**REQUIRED WORK**:
Transcribe the listing that follows in full, omitting pictures.

**DATA SHOWN**:
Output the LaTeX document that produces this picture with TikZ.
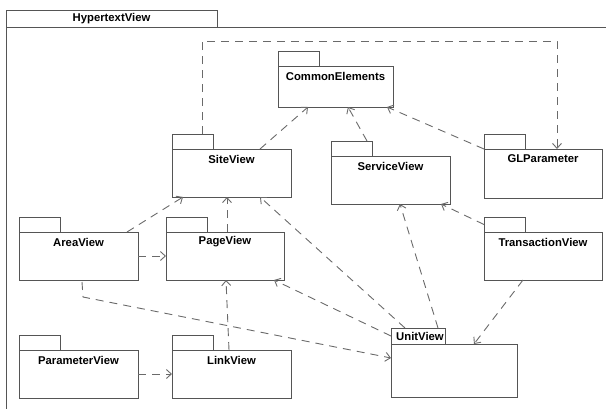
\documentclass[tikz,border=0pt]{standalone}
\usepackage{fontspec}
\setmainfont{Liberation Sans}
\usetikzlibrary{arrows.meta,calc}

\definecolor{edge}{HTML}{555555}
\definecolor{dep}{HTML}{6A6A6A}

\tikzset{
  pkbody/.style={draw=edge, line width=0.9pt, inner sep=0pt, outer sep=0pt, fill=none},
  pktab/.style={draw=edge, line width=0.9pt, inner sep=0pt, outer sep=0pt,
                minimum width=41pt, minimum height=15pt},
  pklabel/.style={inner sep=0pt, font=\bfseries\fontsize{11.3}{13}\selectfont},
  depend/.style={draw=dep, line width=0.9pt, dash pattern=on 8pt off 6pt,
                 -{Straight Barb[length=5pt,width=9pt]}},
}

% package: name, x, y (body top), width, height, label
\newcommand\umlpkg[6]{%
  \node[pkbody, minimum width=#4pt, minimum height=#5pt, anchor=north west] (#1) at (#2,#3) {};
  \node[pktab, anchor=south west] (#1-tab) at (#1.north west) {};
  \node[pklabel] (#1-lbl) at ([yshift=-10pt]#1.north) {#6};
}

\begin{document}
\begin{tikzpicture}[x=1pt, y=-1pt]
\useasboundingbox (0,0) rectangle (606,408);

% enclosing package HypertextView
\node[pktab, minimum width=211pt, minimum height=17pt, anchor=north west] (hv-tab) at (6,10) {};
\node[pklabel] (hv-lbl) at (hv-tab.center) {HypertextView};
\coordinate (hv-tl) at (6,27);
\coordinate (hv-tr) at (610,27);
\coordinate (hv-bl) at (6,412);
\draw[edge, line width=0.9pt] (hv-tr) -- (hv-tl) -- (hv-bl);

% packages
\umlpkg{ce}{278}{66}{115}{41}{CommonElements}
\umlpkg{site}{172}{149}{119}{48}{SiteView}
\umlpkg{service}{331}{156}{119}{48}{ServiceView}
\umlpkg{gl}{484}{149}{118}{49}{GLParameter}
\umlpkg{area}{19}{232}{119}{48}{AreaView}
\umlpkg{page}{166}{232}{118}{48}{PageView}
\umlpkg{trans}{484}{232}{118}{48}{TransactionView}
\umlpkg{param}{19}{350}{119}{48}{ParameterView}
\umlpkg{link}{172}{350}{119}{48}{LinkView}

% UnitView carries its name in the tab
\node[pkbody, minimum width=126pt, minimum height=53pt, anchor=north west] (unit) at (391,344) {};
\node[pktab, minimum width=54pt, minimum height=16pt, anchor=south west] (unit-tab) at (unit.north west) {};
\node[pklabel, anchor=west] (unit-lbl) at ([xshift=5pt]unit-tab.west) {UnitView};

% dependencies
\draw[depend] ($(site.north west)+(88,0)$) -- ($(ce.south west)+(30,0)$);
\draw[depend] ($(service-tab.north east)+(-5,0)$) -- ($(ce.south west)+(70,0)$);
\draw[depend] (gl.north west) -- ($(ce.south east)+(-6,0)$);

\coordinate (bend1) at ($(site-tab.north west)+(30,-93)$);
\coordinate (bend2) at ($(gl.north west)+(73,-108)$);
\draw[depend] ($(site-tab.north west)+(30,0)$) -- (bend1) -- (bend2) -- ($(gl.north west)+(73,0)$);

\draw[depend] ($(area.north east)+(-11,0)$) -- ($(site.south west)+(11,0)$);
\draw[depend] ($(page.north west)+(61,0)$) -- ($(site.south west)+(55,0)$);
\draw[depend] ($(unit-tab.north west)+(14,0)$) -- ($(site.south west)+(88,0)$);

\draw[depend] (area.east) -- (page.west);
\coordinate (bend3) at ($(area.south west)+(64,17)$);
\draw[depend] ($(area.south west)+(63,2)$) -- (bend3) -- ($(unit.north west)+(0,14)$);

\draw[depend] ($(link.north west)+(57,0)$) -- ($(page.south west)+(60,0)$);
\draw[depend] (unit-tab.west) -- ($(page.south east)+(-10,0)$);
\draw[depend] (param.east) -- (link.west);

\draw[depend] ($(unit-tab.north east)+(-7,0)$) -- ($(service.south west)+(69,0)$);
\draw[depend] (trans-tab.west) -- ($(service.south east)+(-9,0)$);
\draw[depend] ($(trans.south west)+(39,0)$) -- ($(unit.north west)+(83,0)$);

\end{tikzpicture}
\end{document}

**THE RESULT**:
Output the LaTeX document that produces this picture with TikZ.
\documentclass[tikz,border=0pt]{standalone}
\usepackage{fontspec}
\setmainfont{Liberation Sans}
\usetikzlibrary{arrows.meta,calc}

\definecolor{edge}{HTML}{555555}
\definecolor{dep}{HTML}{6A6A6A}

\tikzset{
  pkbody/.style={draw=edge, line width=0.9pt, inner sep=0pt, outer sep=0pt, fill=none},
  pktab/.style={draw=edge, line width=0.9pt, inner sep=0pt, outer sep=0pt,
                minimum width=41pt, minimum height=15pt},
  pklabel/.style={inner sep=0pt, font=\bfseries\fontsize{11.3}{13}\selectfont},
  depend/.style={draw=dep, line width=0.9pt, dash pattern=on 8pt off 6pt,
                 -{Straight Barb[length=5pt,width=9pt]}},
}

% package: name, x, y (body top), width, height, label
\newcommand\umlpkg[6]{%
  \node[pkbody, minimum width=#4pt, minimum height=#5pt, anchor=north west] (#1) at (#2,#3) {};
  \node[pktab, anchor=south west] (#1-tab) at (#1.north west) {};
  \node[pklabel] (#1-lbl) at ([yshift=-10pt]#1.north) {#6};
}

\begin{document}
\begin{tikzpicture}[x=1pt, y=-1pt]
\useasboundingbox (0,0) rectangle (606,408);

% enclosing package HypertextView
\node[pktab, minimum width=211pt, minimum height=17pt, anchor=north west] (hv-tab) at (6,10) {};
\node[pklabel] (hv-lbl) at (hv-tab.center) {HypertextView};
\coordinate (hv-tl) at (6,27);
\coordinate (hv-tr) at (610,27);
\coordinate (hv-bl) at (6,412);
\draw[edge, line width=0.9pt] (hv-tr) -- (hv-tl) -- (hv-bl);

% packages
\umlpkg{ce}{278}{66}{115}{41}{CommonElements}
\umlpkg{site}{172}{149}{119}{48}{SiteView}
\umlpkg{service}{331}{156}{119}{48}{ServiceView}
\umlpkg{gl}{484}{149}{118}{49}{GLParameter}
\umlpkg{area}{19}{232}{119}{48}{AreaView}
\umlpkg{page}{166}{232}{118}{48}{PageView}
\umlpkg{trans}{484}{232}{118}{48}{TransactionView}
\umlpkg{param}{19}{350}{119}{48}{ParameterView}
\umlpkg{link}{172}{350}{119}{48}{LinkView}

% UnitView carries its name in the tab
\node[pkbody, minimum width=126pt, minimum height=53pt, anchor=north west] (unit) at (391,344) {};
\node[pktab, minimum width=54pt, minimum height=16pt, anchor=south west] (unit-tab) at (unit.north west) {};
\node[pklabel, anchor=west] (unit-lbl) at ([xshift=5pt]unit-tab.west) {UnitView};

% dependencies
\draw[depend] ($(site.north west)+(88,0)$) -- ($(ce.south west)+(30,0)$);
\draw[depend] ($(service-tab.north east)+(-5,0)$) -- ($(ce.south west)+(70,0)$);
\draw[depend] (gl.north west) -- ($(ce.south east)+(-6,0)$);

\coordinate (bend1) at ($(site-tab.north west)+(30,-93)$);
\coordinate (bend2) at ($(gl.north west)+(73,-108)$);
\draw[depend] ($(site-tab.north west)+(30,0)$) -- (bend1) -- (bend2) -- ($(gl.north west)+(73,0)$);

\draw[depend] ($(area.north east)+(-11,0)$) -- ($(site.south west)+(11,0)$);
\draw[depend] ($(page.north west)+(61,0)$) -- ($(site.south west)+(55,0)$);
\draw[depend] ($(unit-tab.north west)+(14,0)$) -- ($(site.south west)+(88,0)$);

\draw[depend] (area.east) -- (page.west);
\coordinate (bend3) at ($(area.south west)+(64,17)$);
\draw[depend] ($(area.south west)+(63,2)$) -- (bend3) -- ($(unit.north west)+(0,14)$);

\draw[depend] ($(link.north west)+(57,0)$) -- ($(page.south west)+(60,0)$);
\draw[depend] (unit-tab.west) -- ($(page.south east)+(-10,0)$);
\draw[depend] (param.east) -- (link.west);

\draw[depend] ($(unit-tab.north east)+(-7,0)$) -- ($(service.south west)+(69,0)$);
\draw[depend] (trans-tab.west) -- ($(service.south east)+(-9,0)$);
\draw[depend] ($(trans.south west)+(39,0)$) -- ($(unit.north west)+(83,0)$);

\end{tikzpicture}
\end{document}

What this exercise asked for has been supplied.